▶ _Instruction_
Reproduce exactly the lines starting at the line that contains "Give me the matplotlib source for this chart." and ending at the line that contains "0.0037, 0.0035, 0.0033]". Omit pictures.

▶ _Entries supplied_
■ ■ ■ ■
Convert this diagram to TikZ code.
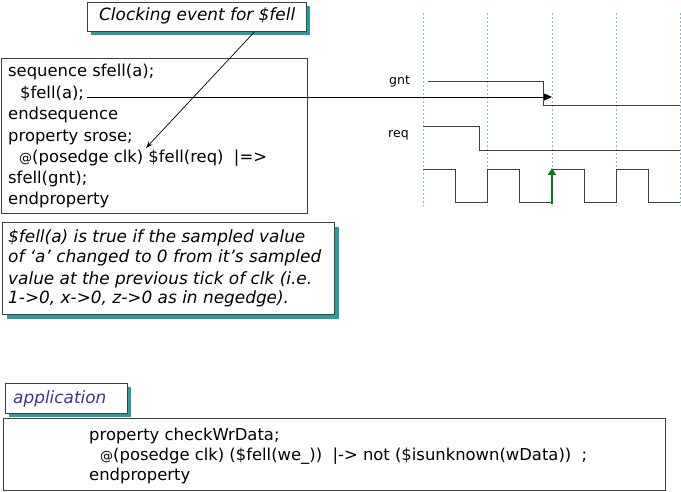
■ ■ ■ ■
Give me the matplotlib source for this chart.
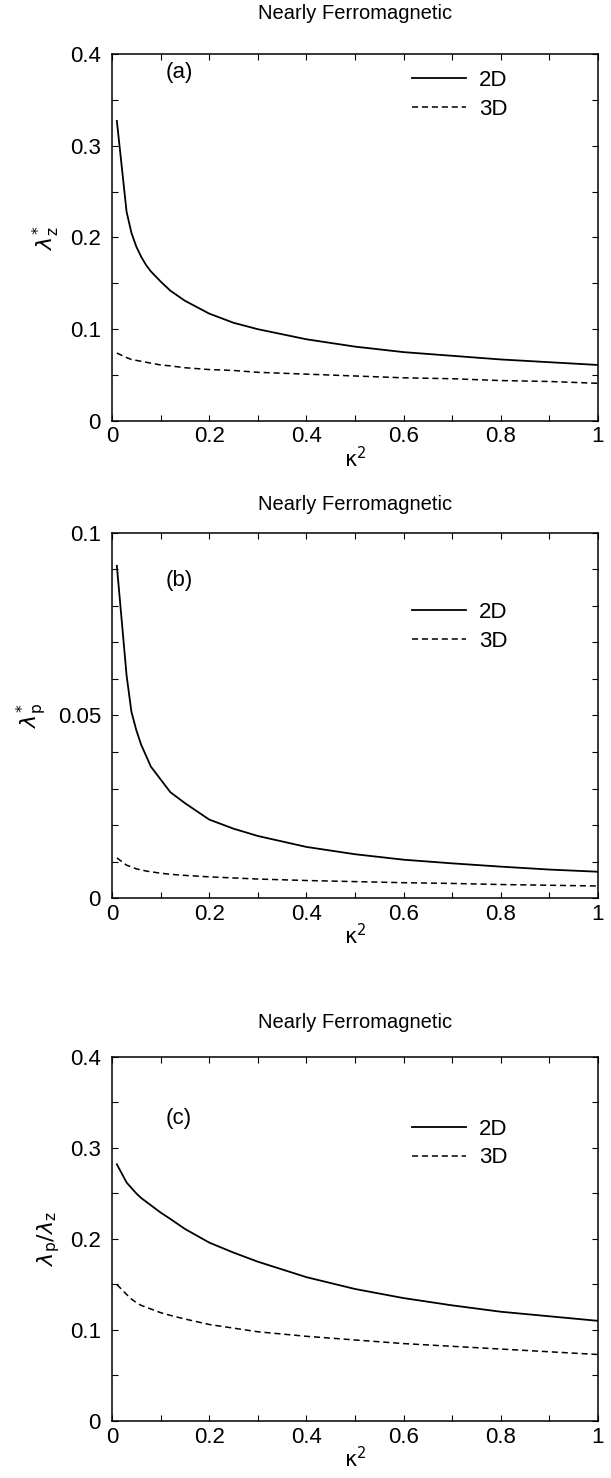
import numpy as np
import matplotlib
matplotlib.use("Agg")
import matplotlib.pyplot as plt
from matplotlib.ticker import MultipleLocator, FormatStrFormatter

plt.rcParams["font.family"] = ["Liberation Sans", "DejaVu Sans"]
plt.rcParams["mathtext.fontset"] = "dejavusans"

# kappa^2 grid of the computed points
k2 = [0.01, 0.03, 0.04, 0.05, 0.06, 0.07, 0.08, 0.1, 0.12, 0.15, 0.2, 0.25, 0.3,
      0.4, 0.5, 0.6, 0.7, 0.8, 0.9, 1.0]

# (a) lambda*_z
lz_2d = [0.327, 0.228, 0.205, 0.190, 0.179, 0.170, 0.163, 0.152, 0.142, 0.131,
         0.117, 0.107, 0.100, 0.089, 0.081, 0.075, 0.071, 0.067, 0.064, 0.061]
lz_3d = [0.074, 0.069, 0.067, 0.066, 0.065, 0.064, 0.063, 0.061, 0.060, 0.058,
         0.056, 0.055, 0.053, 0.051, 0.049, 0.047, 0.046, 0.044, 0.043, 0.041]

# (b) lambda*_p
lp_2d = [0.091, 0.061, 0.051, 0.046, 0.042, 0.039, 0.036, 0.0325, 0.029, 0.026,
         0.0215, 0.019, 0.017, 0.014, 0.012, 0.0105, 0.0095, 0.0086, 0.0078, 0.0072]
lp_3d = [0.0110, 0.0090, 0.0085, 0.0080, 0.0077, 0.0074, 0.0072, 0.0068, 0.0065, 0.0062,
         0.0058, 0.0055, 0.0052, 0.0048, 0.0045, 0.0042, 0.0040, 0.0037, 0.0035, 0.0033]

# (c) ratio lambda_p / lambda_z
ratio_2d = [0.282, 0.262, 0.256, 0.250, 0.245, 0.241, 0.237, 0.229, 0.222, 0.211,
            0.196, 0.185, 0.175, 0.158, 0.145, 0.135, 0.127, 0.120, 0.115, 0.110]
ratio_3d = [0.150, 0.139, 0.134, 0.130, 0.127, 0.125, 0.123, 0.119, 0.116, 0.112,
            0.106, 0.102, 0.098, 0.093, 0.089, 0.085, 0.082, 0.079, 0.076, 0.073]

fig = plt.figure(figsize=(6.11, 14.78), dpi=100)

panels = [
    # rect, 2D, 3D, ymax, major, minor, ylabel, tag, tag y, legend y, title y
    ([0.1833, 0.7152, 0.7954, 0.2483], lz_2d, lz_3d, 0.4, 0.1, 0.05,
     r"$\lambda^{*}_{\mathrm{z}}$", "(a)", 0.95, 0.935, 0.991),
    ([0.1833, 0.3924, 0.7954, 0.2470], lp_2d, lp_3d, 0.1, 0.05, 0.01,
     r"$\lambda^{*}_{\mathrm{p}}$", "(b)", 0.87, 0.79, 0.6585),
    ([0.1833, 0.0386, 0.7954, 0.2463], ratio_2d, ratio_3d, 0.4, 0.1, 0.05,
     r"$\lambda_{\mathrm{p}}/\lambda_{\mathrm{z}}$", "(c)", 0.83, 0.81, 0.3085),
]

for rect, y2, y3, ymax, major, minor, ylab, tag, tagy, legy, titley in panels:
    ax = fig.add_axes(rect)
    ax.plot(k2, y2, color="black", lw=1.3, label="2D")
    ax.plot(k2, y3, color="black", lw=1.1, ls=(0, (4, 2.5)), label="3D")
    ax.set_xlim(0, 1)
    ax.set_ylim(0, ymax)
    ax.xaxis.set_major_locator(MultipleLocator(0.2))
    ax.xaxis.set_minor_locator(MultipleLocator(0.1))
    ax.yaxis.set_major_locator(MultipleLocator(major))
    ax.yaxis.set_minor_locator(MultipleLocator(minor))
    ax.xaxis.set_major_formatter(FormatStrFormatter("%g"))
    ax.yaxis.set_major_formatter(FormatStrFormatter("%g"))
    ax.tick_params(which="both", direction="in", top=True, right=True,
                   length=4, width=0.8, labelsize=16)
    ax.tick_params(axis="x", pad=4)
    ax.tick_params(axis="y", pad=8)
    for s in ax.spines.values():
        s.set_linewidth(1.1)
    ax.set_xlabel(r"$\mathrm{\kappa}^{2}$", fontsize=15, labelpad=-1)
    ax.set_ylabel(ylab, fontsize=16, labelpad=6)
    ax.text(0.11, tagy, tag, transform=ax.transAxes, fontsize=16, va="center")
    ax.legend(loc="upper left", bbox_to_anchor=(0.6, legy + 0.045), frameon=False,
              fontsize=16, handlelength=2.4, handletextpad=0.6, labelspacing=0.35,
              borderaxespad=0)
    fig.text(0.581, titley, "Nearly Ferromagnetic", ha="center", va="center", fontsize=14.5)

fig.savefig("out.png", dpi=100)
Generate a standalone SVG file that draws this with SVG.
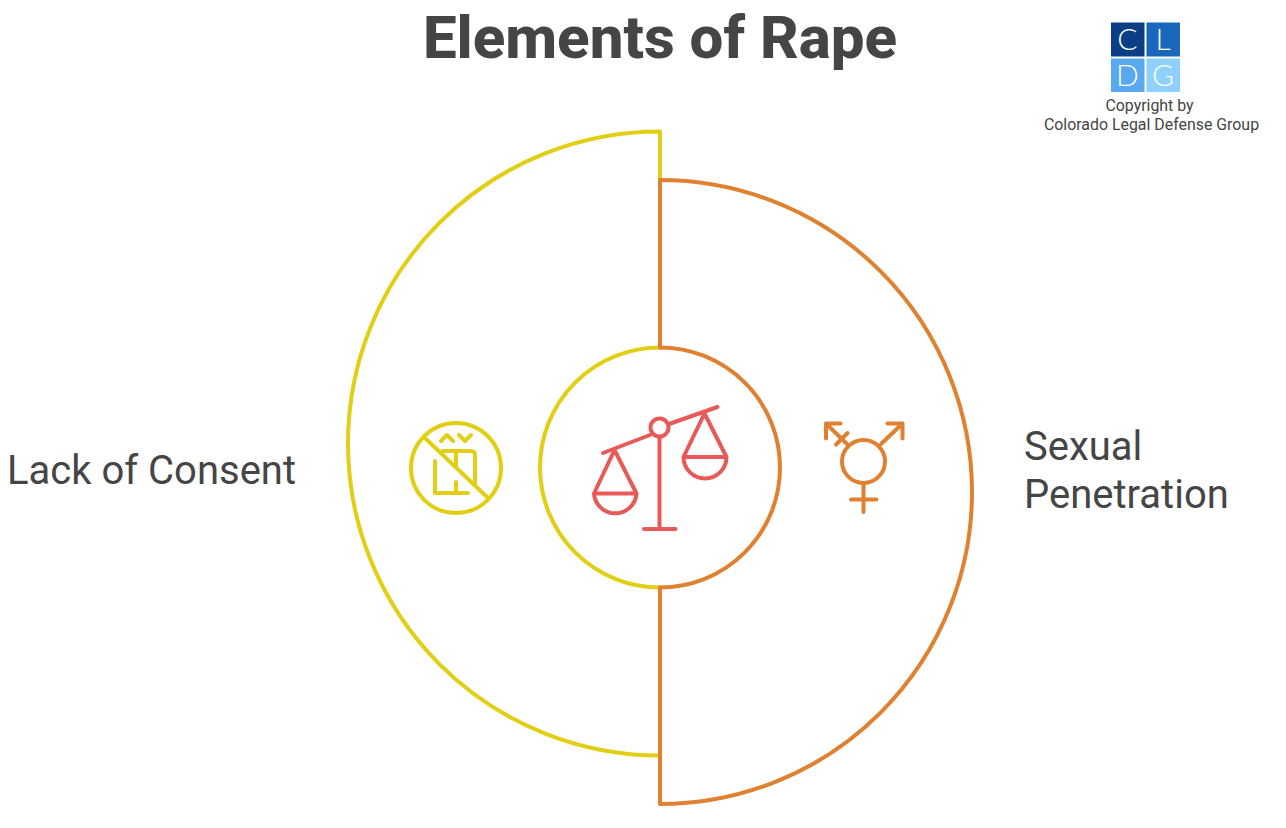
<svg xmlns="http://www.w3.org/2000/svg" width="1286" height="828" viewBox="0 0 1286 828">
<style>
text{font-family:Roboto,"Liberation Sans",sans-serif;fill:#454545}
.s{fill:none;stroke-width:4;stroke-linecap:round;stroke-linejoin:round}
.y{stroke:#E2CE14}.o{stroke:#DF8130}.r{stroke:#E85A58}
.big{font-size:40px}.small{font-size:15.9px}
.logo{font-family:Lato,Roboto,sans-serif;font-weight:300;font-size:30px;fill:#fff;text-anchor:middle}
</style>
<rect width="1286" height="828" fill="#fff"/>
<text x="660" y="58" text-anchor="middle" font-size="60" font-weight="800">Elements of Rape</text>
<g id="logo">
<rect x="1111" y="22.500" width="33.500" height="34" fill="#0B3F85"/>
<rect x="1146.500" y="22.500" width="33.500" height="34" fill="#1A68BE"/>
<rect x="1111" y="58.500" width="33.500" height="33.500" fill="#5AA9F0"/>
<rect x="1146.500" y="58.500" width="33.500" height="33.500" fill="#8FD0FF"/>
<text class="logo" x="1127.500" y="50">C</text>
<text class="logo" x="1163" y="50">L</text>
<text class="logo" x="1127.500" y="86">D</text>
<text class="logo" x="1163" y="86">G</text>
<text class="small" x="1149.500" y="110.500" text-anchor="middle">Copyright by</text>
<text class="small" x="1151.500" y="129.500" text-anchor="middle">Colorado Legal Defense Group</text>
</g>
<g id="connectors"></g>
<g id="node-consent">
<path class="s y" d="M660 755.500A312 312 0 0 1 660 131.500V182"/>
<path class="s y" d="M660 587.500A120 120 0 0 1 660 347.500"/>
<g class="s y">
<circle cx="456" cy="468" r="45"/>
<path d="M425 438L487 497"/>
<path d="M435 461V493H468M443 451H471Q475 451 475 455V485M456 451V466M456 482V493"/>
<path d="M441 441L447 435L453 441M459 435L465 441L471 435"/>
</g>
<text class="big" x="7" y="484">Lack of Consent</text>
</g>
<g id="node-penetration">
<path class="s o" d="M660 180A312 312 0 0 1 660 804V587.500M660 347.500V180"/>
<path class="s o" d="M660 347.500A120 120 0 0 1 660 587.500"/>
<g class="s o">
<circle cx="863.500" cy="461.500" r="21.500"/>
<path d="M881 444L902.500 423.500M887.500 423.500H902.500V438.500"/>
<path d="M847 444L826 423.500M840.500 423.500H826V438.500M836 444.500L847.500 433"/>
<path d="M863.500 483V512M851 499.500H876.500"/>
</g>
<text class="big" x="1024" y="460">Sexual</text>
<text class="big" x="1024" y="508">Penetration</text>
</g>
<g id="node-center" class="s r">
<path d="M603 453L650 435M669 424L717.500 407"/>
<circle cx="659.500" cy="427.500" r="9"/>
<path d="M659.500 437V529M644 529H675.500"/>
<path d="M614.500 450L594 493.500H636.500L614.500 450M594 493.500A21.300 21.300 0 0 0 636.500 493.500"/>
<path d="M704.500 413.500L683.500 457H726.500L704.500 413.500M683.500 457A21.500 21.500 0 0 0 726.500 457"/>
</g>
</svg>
■ ■ ■ ■
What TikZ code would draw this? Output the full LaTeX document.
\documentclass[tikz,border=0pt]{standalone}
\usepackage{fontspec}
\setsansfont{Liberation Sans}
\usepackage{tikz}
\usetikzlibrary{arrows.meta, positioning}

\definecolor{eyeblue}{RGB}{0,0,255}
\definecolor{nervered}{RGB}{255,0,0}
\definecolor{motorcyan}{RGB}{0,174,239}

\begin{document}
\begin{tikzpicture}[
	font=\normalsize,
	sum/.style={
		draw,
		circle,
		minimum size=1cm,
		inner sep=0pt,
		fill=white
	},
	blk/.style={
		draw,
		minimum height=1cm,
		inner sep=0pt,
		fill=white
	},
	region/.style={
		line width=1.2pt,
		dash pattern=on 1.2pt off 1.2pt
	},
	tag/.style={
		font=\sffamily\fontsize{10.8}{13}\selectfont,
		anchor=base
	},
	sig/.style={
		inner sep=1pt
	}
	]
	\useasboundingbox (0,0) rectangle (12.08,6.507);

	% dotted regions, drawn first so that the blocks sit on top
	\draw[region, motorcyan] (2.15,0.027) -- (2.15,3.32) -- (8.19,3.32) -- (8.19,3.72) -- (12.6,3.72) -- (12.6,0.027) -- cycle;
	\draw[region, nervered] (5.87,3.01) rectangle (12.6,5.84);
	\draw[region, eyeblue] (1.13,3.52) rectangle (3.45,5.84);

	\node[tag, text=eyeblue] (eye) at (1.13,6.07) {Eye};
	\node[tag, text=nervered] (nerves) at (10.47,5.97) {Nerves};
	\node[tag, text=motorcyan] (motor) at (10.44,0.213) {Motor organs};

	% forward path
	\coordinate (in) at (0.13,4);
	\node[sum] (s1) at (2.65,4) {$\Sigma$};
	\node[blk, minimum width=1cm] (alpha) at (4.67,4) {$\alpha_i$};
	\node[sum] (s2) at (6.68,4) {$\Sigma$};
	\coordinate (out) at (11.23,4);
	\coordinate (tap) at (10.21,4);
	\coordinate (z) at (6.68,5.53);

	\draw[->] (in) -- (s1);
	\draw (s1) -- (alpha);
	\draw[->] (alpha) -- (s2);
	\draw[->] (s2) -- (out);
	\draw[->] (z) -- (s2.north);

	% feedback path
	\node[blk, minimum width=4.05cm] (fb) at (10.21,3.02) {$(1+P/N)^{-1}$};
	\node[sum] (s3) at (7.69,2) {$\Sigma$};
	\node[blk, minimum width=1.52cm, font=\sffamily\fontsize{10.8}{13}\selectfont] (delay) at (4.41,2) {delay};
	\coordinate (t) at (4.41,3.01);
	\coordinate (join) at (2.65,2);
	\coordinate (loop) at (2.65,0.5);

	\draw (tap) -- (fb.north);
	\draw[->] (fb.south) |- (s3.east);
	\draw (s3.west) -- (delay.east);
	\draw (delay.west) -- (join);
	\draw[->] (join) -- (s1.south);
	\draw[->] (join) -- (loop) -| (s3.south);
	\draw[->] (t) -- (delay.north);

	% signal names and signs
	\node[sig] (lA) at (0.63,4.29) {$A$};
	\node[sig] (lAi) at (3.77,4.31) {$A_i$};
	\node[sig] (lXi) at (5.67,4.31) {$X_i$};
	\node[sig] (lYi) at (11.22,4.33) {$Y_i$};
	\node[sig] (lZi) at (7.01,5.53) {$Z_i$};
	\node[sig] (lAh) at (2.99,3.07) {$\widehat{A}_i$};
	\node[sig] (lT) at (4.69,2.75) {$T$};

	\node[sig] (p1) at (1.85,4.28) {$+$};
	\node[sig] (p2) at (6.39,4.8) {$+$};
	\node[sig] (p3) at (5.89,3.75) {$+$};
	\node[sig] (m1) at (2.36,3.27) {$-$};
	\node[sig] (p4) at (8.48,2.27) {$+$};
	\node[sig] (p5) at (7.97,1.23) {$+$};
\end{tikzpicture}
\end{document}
■ ■ ■ ■
▶ _Task result_
Give me the matplotlib source for this chart.
import numpy as np
import matplotlib
matplotlib.use("Agg")
import matplotlib.pyplot as plt
from matplotlib.ticker import MultipleLocator, FormatStrFormatter

plt.rcParams["font.family"] = ["Liberation Sans", "DejaVu Sans"]
plt.rcParams["mathtext.fontset"] = "dejavusans"

# kappa^2 grid of the computed points
k2 = [0.01, 0.03, 0.04, 0.05, 0.06, 0.07, 0.08, 0.1, 0.12, 0.15, 0.2, 0.25, 0.3,
      0.4, 0.5, 0.6, 0.7, 0.8, 0.9, 1.0]

# (a) lambda*_z
lz_2d = [0.327, 0.228, 0.205, 0.190, 0.179, 0.170, 0.163, 0.152, 0.142, 0.131,
         0.117, 0.107, 0.100, 0.089, 0.081, 0.075, 0.071, 0.067, 0.064, 0.061]
lz_3d = [0.074, 0.069, 0.067, 0.066, 0.065, 0.064, 0.063, 0.061, 0.060, 0.058,
         0.056, 0.055, 0.053, 0.051, 0.049, 0.047, 0.046, 0.044, 0.043, 0.041]

# (b) lambda*_p
lp_2d = [0.091, 0.061, 0.051, 0.046, 0.042, 0.039, 0.036, 0.0325, 0.029, 0.026,
         0.0215, 0.019, 0.017, 0.014, 0.012, 0.0105, 0.0095, 0.0086, 0.0078, 0.0072]
lp_3d = [0.0110, 0.0090, 0.0085, 0.0080, 0.0077, 0.0074, 0.0072, 0.0068, 0.0065, 0.0062,
         0.0058, 0.0055, 0.0052, 0.0048, 0.0045, 0.0042, 0.0040, 0.0037, 0.0035, 0.0033]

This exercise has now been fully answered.